From the second my jet-lagged family slogged across the tarmac, missions looked markedly different from the ol’ slideshow in the church sanctuary.
Namely, discipleship has more in common with growing a tree than microwaving chicken nuggets.
“Go and make disciples” takes so. much. time, whether in Baltimore or Beijing. Profound change unfolds one leaf at a time, fed and pruned through seasons rainy and dry—especially when seeking to empower nationals rather than foster dependence.
Behind every world-changing Christian is someone who’s authentically modeled Jesus in all the boring and exhilarating moments.
Wrestling generational patterns of poverty, especially, feels downright discouraging—like our pregnant national friend who, for reasons of poverty, wanted to end her pregnancy. We had them over for dinner, talked about business planning and gently encouraged them spiritually.

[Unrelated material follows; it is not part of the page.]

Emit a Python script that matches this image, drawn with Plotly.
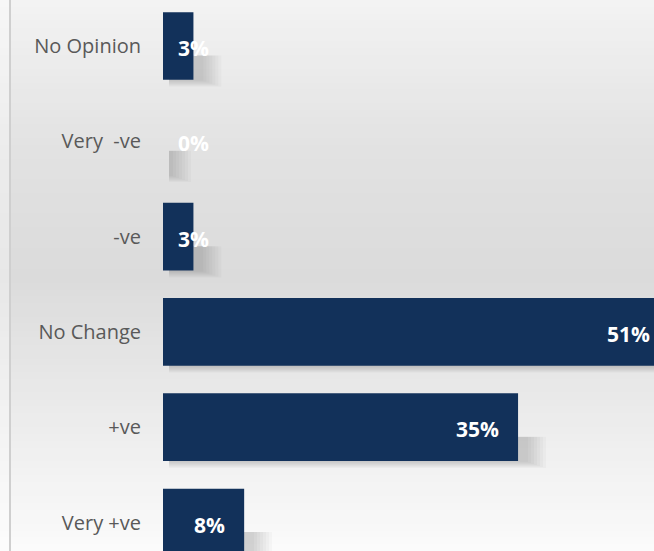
import plotly.graph_objects as go

# Survey responses, listed top to bottom
categories = ["No Opinion", "Very \u00a0-ve", "-ve", "No Change", "+ve", "Very +ve"]
values = [3, 0, 3, 51, 35, 8]
labels = ["3%", "0%", "3%", "51%", "35%", "8%"]

W, H = 654, 551
PLOT_LEFT = 163
X_MAX = 48.4
BAR_W = 0.71
ppu = (W - PLOT_LEFT) / X_MAX          # pixels per percentage point
cat_px = 95.3                           # pixels per category slot

BAR_COLOR = "#12315a"
LABEL_FONT = dict(family="Open Sans", size=21, color="white")
LABEL_W = 40

fig = go.Figure()

# soft drop shadow: stacked translucent layers offset right/down behind each bar
for k in range(1, 8):
    ext = (1 + 3.0 * k) / ppu
    drop = (1.0 * k) / cat_px
    fig.add_trace(go.Bar(
        y=categories, x=[v + ext for v in values], base=6 / ppu,
        orientation="h", width=BAR_W / 2 - 0.1 + drop,
        offset=0.1, marker=dict(color="rgba(0,0,0,0.022)", line_width=0),
        hoverinfo="skip", showlegend=False,
    ))

# main bars
fig.add_trace(go.Bar(
    y=categories, x=values, orientation="h", width=BAR_W,
    marker=dict(color=BAR_COLOR, line_width=0),
    showlegend=False,
))

# value labels: inside the bar end, or just after the axis for narrow bars
for cat, v, t in zip(categories, values, labels):
    end_px = min(v * ppu, W - PLOT_LEFT + 15)
    if end_px < LABEL_W + 34:
        fig.add_annotation(x=0, y=cat, text=f"<b>{t}</b>", showarrow=False,
                           xanchor="left", xshift=13, yshift=-2, font=LABEL_FONT)
    else:
        fig.add_annotation(x=(end_px - 17) / ppu, y=cat, text=f"<b>{t}</b>",
                           showarrow=False, xanchor="right", yshift=-2,
                           font=LABEL_FONT)

# vertical background gradient (light – grey – light)
stops = [(0.0, 243), (0.27, 226), (0.5, 219), (0.73, 234), (1.0, 251)]


def grey_at(f):
    for (f0, g0), (f1, g1) in zip(stops, stops[1:]):
        if f0 <= f <= f1:
            return g0 + (g1 - g0) * (f - f0) / (f1 - f0)
    return stops[-1][1]


shapes = []
n = 80
for i in range(n):
    g = round(grey_at((i + 0.5) / n))
    shapes.append(dict(type="rect", xref="paper", yref="paper", layer="below",
                       x0=0, x1=1, y0=1 - (i + 1) / n - 0.002, y1=1 - i / n,
                       line_width=0, fillcolor=f"rgb({g},{g},{g})"))
shapes.append(dict(type="rect", xref="paper", yref="paper", layer="below",
                   x0=0, x1=9 / W, y0=0, y1=1, line_width=0,
                   fillcolor="rgba(255,255,255,0.35)"))
shapes.append(dict(type="line", xref="paper", yref="paper", layer="below",
                   x0=10 / W, x1=10 / W, y0=0, y1=1,
                   line=dict(color="#cfcfcf", width=2)))

fig.update_layout(
    width=W, height=H,
    margin=dict(l=0, r=0, t=0, b=0),
    paper_bgcolor="white", plot_bgcolor="rgba(0,0,0,0)",
    barmode="overlay",
    shapes=shapes,
    xaxis=dict(domain=[PLOT_LEFT / W, 1], range=[0, X_MAX], visible=False,
               fixedrange=True),
    yaxis=dict(categoryorder="array", categoryarray=categories,
               range=[(H - 46) / cat_px, -46 / cat_px],
               showgrid=False, zeroline=False, showline=False,
               ticks="", ticklabelstandoff=21,
               tickfont=dict(family="Open Sans", size=20, color="#595959"),
               fixedrange=True),
)

fig.write_html("out.html")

Were there eternal results? I don’t know.
Thomas Merton writes,
“Do not depend on hope of results. You may have to face the fact that your work will be apparently worthless and even achieve no results at all, if not perhaps results opposite… All the good that you will do will not come from you but from the fact that you have allowed yourself, in the obedience of faith, to be used by God’s love.”
Put another way, “The only thing that counts is faith expressing itself through love” (Galatians 5:6).
In C.S. Lewis’ The Great Divorce, the narrator encounters “one of the great ones” in heaven. Though she was unheard of to him on earth he witnesses the now “unbearable beauty of her face.”
Her significance, Lewis illustrates, is that she loved well — as if each person encountered was her own child. It’s that kind of love that changes the world over and over again, however slowly.
God’s sovereignty helped me walk down the street past every deteriorating shack with a child peeking through, every burqua wrapping a soul.
I find hope in the bookends of our God-sized Commission: “All authority in heaven and on earth has been given to me. Therefore go… surely I am with you always, to the very end of the age.” (Matthew 28:18-19, 20).
In what particular situation is it hard to trust God’s timing right now?
I’ve prayed for three years for signs that my son’s heart will be fully God’s. I see green shoots…but not the results I long for—and the stakes feel high.